Monday, February 20, 2012

Happy ((Washington's Birthday) - 2)

When my children were younger, their birthday celebrations were rarely on their actual birthdays. We would pick a day that was most convenient for us, and for any possible attendees.

Now that they're older, and somewhat more cognizant of the numbers on a calendar, the kids prefer the celebrations be on the exact dates of their births (or rather the anniversaries thereof).

Makes sense I suppose. I mean, we're celebrating a very specific day. Some people like cake and ice cream, some like piƱatas. Others prefer pinning tails on donkeys or running the celebrant through a tunnel of spankers. The ways to celebrate birthdays are as varied as the individuals being celebrated, but among all these variables, shouldn't the one constant be the date itself? Else why associate the name of the day with birth at all? Why not just have annual, "we're all happy you're still alive" parties?

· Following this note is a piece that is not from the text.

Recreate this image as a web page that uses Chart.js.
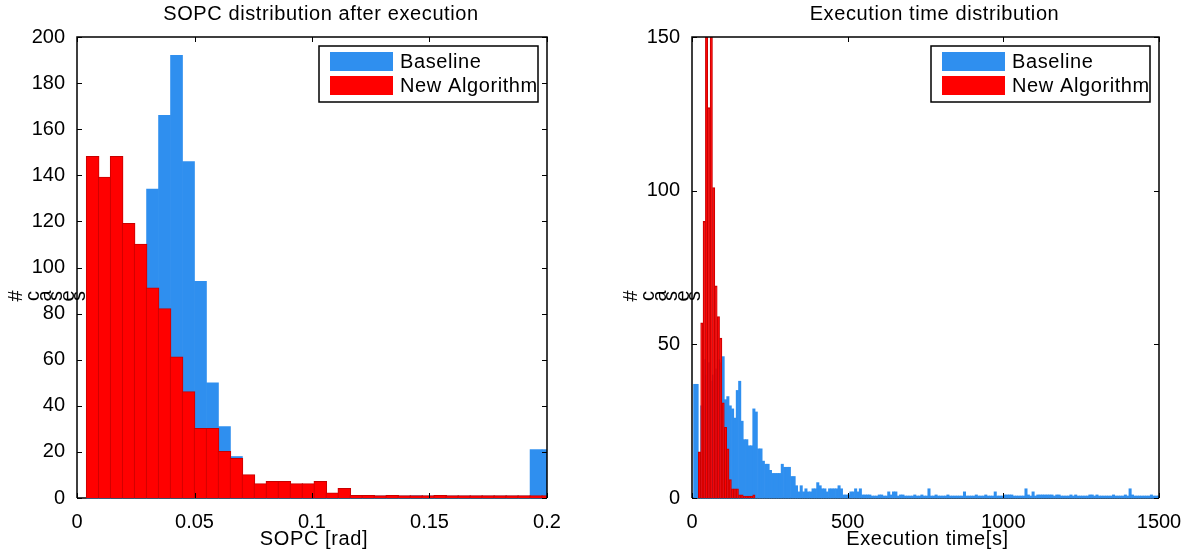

And so I come to my point. George Washington was born on February 22, and yet we celebrate his birthday on the third Monday in February. Any third grader who has learned how to multiply by seven will be able to deduce that the third Monday in February will never fall on the 22nd. Why couldn't it have been the fourth Monday in February? At least then we would occasionally get it right. And why does it have to be on a Monday at all? Well, as to that, it's because of the "Uniform Monday Holiday Act" - essentially the federal government's way of saying, "Honey I know your birthday is on Wednesday, but Aunt Marge won't be able to come unless we do it on Monday."

Can we please stop treating the father of our country like a two-year-old? He knows when his birthday is. And, though as a rule I am a fan of irony, the fact that the federal government has honored George Washington - a man who fought to establish a less invasive government - by literally taking away his birthday... well, that's so much irony that it cloys in my mouth.

Now, of the five people who will eventually read this post, I'm sure there will be at least one apt to argue that the holiday is called Presidents Day, not Washington's Birthday. To you I say, you're wrong. While some individual states have changed the name internally, the federal holiday is called Washington's Birthday.